Yes, of course, and just generally, if a story isn’t transportive, if it doesn’t take you along, what good is it? Journeys are wonderful for fiction. “Farthest South” is a story I’d hoped would find traction as a piece of historical fiction about the race to the South Pole, similar to other stories I’d written before (for some reason I keep going back to ice, and starvation, and long, decimating expeditions—I’m fun at parties, as you might imagine!). But as I was writing it, I could never quite settle into the narrative groove—it kept bending on me and feeling very false. Sometimes this is fatal to a story and the thing to do is just scrap the work and pull it for parts. But I kept returning to this one to mess around for some reason, there was something to it that felt almost right, and so I began adjusting the levers and volume knobs to see if anything stuck. Pretty soon we left the realm of realism (talking penguin), and upped the stakes a bit (the crew he’s essentially walking into this bleakness, and trying to comfort as he does so, became a crew of children he is in fact quite frightened of). And once the crew became children, I saw that what I was truly interested in had less to do with representing a historical expedition and more to do with externalizing and giving physical shape to parental anxiety, joy, and regret. Do we all bring our children to the frozen sub-continent and tell them stories about how heroic they are being in the face of our own personal failings? Probably not. But don’t we all realize, perhaps a little too late, that it can be damaging to insist that the stuff you care about is the stuff everyone in your orbit has to care about and sacrifice for? And even when we do realize that, is there still some part of us that pushes back and wants to say: well, yes, but what I am doing is more important than what you are doing, and therefore the pain I’ve caused is worth it? And “Farthest South” is the story of a character rounding the bend on those negotiations with himself and his family, in a fever-dream sort of way, and his journey is, to some degree, coming to glimpse what he’s done and where it’s left him.
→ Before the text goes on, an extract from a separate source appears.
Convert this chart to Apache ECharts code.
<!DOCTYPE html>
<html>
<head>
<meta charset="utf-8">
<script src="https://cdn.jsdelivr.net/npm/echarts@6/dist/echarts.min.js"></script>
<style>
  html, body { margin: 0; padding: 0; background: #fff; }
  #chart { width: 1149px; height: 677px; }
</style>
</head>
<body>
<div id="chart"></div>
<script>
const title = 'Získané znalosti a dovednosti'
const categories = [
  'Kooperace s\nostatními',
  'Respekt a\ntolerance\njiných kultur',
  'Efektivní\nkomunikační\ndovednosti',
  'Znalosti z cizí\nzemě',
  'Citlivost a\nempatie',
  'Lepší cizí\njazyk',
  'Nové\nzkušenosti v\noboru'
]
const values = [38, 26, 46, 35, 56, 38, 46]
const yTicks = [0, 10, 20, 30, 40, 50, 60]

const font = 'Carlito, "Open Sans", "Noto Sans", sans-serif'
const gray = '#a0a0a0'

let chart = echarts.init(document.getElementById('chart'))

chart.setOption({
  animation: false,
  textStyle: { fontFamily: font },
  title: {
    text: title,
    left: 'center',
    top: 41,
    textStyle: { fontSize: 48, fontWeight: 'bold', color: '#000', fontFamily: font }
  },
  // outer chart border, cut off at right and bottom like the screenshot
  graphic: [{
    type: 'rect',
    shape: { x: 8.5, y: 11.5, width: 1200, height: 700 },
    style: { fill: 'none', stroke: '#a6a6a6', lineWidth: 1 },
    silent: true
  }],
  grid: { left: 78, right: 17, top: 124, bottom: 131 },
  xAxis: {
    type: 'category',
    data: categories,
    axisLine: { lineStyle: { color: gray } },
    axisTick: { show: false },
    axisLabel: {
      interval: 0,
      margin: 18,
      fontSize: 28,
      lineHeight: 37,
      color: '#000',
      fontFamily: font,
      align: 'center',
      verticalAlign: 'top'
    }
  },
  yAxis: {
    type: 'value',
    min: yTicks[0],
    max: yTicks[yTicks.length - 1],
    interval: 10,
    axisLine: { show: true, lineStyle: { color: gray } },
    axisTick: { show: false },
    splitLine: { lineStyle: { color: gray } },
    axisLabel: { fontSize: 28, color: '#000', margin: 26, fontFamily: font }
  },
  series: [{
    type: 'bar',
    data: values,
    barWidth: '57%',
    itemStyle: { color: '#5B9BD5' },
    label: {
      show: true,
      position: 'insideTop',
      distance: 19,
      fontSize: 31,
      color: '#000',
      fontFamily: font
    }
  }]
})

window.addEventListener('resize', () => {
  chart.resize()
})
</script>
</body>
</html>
What projects are you currently working on or do you have planned for the future?
I’m in the final stages of revision on a historical novel set at the end of the 19th century. It’s been an exhausting, wonderful process (and my wife jokes that if she sees one more book titled Men, Ice, & Whales she’s going to scream) and I am almost done. And my next project, once that is wrapped up, will be music related, I hope. Music is the great palate-cleanser for me; for some reason, writing and recording music helps me move from one writing project to the next.
What writing advice would you give your younger self?
Read everything you can get your hands on and finish only the work that brings you joy. I can’t believe it’s taken me this long to figure that out.